[start of SUPPLIED DATA]

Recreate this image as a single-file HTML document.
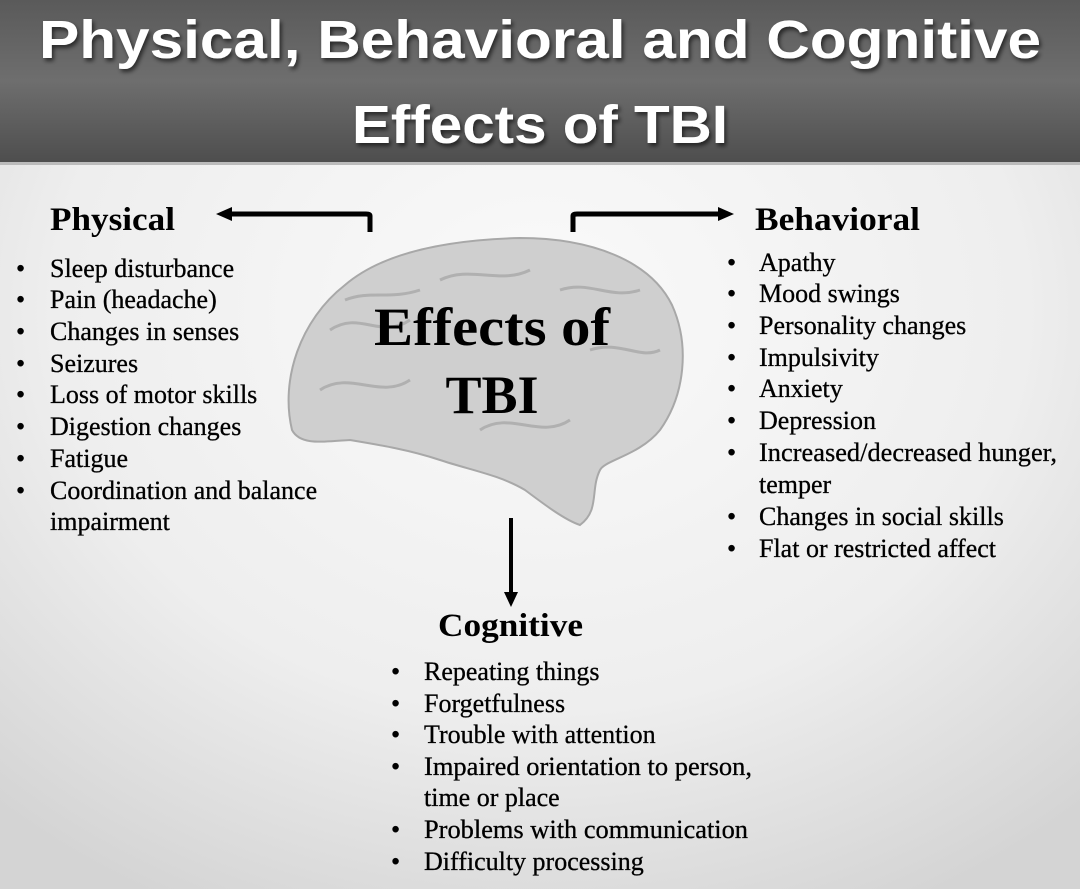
<!DOCTYPE html>
<html><head><meta charset="utf-8"><style>
html,body{margin:0;padding:0;width:1080px;height:889px;overflow:hidden}
svg{display:block}
.h{font-family:"Liberation Sans",sans-serif;font-weight:bold;fill:#fff}
.t{font-family:"Liberation Serif",serif;font-size:26px;fill:#000;stroke:#000;stroke-width:0.3}
.b{font-family:"Liberation Serif",serif;font-weight:bold;fill:#000}
</style></head><body>
<svg width="1080" height="889" viewBox="0 0 1080 889">
<defs>
<linearGradient id="hd" x1="0" y1="0" x2="0" y2="1"><stop offset="0" stop-color="#5a5a5a"/><stop offset="0.5" stop-color="#6e6e6e"/><stop offset="1" stop-color="#4e4e4e"/></linearGradient>
<radialGradient id="bg" cx="0.5" cy="0.35" r="0.75"><stop offset="0" stop-color="#fafafa"/><stop offset="0.6" stop-color="#eeeeee"/><stop offset="1" stop-color="#d4d4d4"/></radialGradient>
<filter id="sh"><feDropShadow dx="2" dy="3" stdDeviation="2" flood-color="#000" flood-opacity="0.6"/></filter>
</defs>
<rect width="1080" height="889" fill="url(#bg)"/>
<rect width="1080" height="162" fill="url(#hd)"/>
<rect y="162" width="1080" height="3" fill="#bbb"/>
<g filter="url(#sh)">
<text class="h" x="540" y="58" font-size="54" text-anchor="middle" textLength="1002" lengthAdjust="spacingAndGlyphs">Physical, Behavioral and Cognitive</text>
<text class="h" x="540" y="143" font-size="54" text-anchor="middle" textLength="376" lengthAdjust="spacingAndGlyphs">Effects of TBI</text>
</g>
<!-- brain -->
<path d="M292,430 C280,380 300,320 345,285 C380,255 440,240 520,238 C590,238 650,260 672,305 C690,345 685,395 660,430 C640,455 605,460 600,470 C590,490 600,510 580,525 C565,520 545,505 525,490 C500,475 470,470 440,460 C410,450 380,445 350,440 C320,442 300,445 292,430 Z" fill="#cfcfcf" stroke="#a8a8a8" stroke-width="2"/>
<path d="M330,330 C360,310 380,340 410,320 M560,290 C590,280 610,300 640,290 M320,390 C350,370 380,400 410,380 M480,430 C510,410 540,440 570,420 M590,350 C620,340 640,360 660,350 M440,280 C470,265 500,285 530,270 M345,300 C370,290 390,300 420,290" stroke="#b0b0b0" stroke-width="3" fill="none"/>
<text class="b" x="492" y="345" style="font-size:54px" text-anchor="middle" textLength="236" lengthAdjust="spacingAndGlyphs">Effects of</text>
<text class="b" x="492" y="413" style="font-size:54px" text-anchor="middle">TBI</text>
<!-- arrows -->
<path d="M370,232 V216 Q370,214 366,214 H230" stroke="#000" stroke-width="5" fill="none"/>
<polygon points="216,214 232,207 232,221" fill="#000"/>
<path d="M573,232 V216 Q573,214 577,214 H720" stroke="#000" stroke-width="5" fill="none"/>
<polygon points="734,214 718,207 718,221" fill="#000"/>
<line x1="511" y1="518" x2="511" y2="595" stroke="#000" stroke-width="4"/>
<polygon points="511,607 504,592 518,592" fill="#000"/>
<!-- Physical -->
<text class="b" x="50" y="230" style="font-size:33px" textLength="125" lengthAdjust="spacingAndGlyphs">Physical</text>
<g class="t">
<text x="16" y="277">•</text><text x="50" y="277">Sleep disturbance</text>
<text x="16" y="308">•</text><text x="50" y="308">Pain (headache)</text>
<text x="16" y="340">•</text><text x="50" y="340">Changes in senses</text>
<text x="16" y="372">•</text><text x="50" y="372">Seizures</text>
<text x="16" y="403">•</text><text x="50" y="403">Loss of motor skills</text>
<text x="16" y="435">•</text><text x="50" y="435">Digestion changes</text>
<text x="16" y="467">•</text><text x="50" y="467">Fatigue</text>
<text x="16" y="499">•</text><text x="50" y="499">Coordination and balance</text>
<text x="50" y="530">impairment</text>
</g>
<!-- Behavioral -->
<text class="b" x="755" y="230" style="font-size:33px" textLength="165" lengthAdjust="spacingAndGlyphs">Behavioral</text>
<g class="t">
<text x="727" y="271">•</text><text x="759" y="271">Apathy</text>
<text x="727" y="302">•</text><text x="759" y="302">Mood swings</text>
<text x="727" y="334">•</text><text x="759" y="334">Personality changes</text>
<text x="727" y="366">•</text><text x="759" y="366">Impulsivity</text>
<text x="727" y="397">•</text><text x="759" y="397">Anxiety</text>
<text x="727" y="429">•</text><text x="759" y="429">Depression</text>
<text x="727" y="461">•</text><text x="759" y="461" textLength="298" lengthAdjust="spacingAndGlyphs">Increased/decreased hunger,</text>
<text x="759" y="493">temper</text>
<text x="727" y="525">•</text><text x="759" y="525">Changes in social skills</text>
<text x="727" y="557">•</text><text x="759" y="557">Flat or restricted affect</text>
</g>
<!-- Cognitive -->
<text class="b" x="438" y="636" style="font-size:33px" textLength="145" lengthAdjust="spacingAndGlyphs">Cognitive</text>
<g class="t">
<text x="391" y="680">•</text><text x="424" y="680">Repeating things</text>
<text x="391" y="712">•</text><text x="424" y="712">Forgetfulness</text>
<text x="391" y="743">•</text><text x="424" y="743">Trouble with attention</text>
<text x="391" y="775">•</text><text x="424" y="775" textLength="328" lengthAdjust="spacingAndGlyphs">Impaired orientation to person,</text>
<text x="424" y="806">time or place</text>
<text x="391" y="838">•</text><text x="424" y="838" textLength="324" lengthAdjust="spacingAndGlyphs">Problems with communication</text>
<text x="391" y="870">•</text><text x="424" y="870">Difficulty processing</text>
</g>
</svg>
</body></html>
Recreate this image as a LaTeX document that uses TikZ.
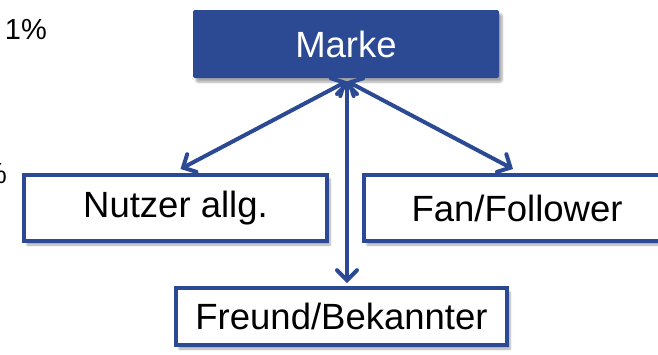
\documentclass[tikz,border=0pt]{standalone}
\usepackage{fontspec}
\setmainfont{Liberation Sans}
\usetikzlibrary{arrows.meta,shadows.blur}
\definecolor{brandblue}{HTML}{2B4A93}
\tikzset{
  boxshadow/.style={blur shadow={shadow xshift=3pt,shadow yshift=-4pt,shadow blur steps=6,shadow opacity=35}},
  brandbox/.style={draw=none,fill=brandblue,rounded corners=2pt,boxshadow,
    text=white,font=\fontsize{36.5}{40}\selectfont,inner sep=0pt},
  rolebox/.style={draw=brandblue,line width=4pt,fill=white,boxshadow,
    font=\fontsize{36.5}{40}\selectfont,inner sep=0pt},
  link/.style={draw=brandblue,line width=4pt,line cap=round,
    {Straight Barb[length=10pt,width=20pt,line cap=round]}-{Straight Barb[length=10pt,width=20pt,line cap=round]}},
  pct/.style={font=\fontsize{29}{32}\selectfont,inner sep=0pt}
}
\begin{document}
\begin{tikzpicture}[x=1pt,y=1pt]
\useasboundingbox (0,0) rectangle (658,-354);
% percentages on the left margin
\node[pct,anchor=base east] (p1) at (47,-39) {1\%};
\node[pct,anchor=base east] (p2) at (7,-183) {5\%};
% boxes
\node[brandbox,minimum width=306pt,minimum height=68pt] (marke) at (346,-44) {Marke};
\node[rolebox,minimum width=303pt,minimum height=66pt] (nutzer) at (175.5,-208) {Nutzer allg.};
\node[rolebox,minimum width=306pt,minimum height=66pt] (fan) at (517,-208) {Fan/Follower};
\node[rolebox,minimum width=331pt,minimum height=57pt] (freund) at (341.5,-316.5) {Freund/Bekannter};
% connector end points
\coordinate (hub) at ([xshift=1pt,yshift=-3pt]marke.south);
\coordinate (nutzerend) at ([xshift=5pt,yshift=4pt]nutzer.north);
\coordinate (fanend) at ([xshift=-4pt,yshift=4pt]fan.north);
\coordinate (freundend) at ([yshift=3pt]hub |- freund.north);
% connectors
\draw[link] (hub) -- (nutzerend);
\draw[link] (hub) -- (fanend);
\draw[link] (hub) -- (freundend);
\end{tikzpicture}
\end{document}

[end of SUPPLIED DATA]

Pull every line containing "image" out of the data above.

● EXERCISE RESULT:
Recreate this image as a single-file HTML document.
Recreate this image as a LaTeX document that uses TikZ.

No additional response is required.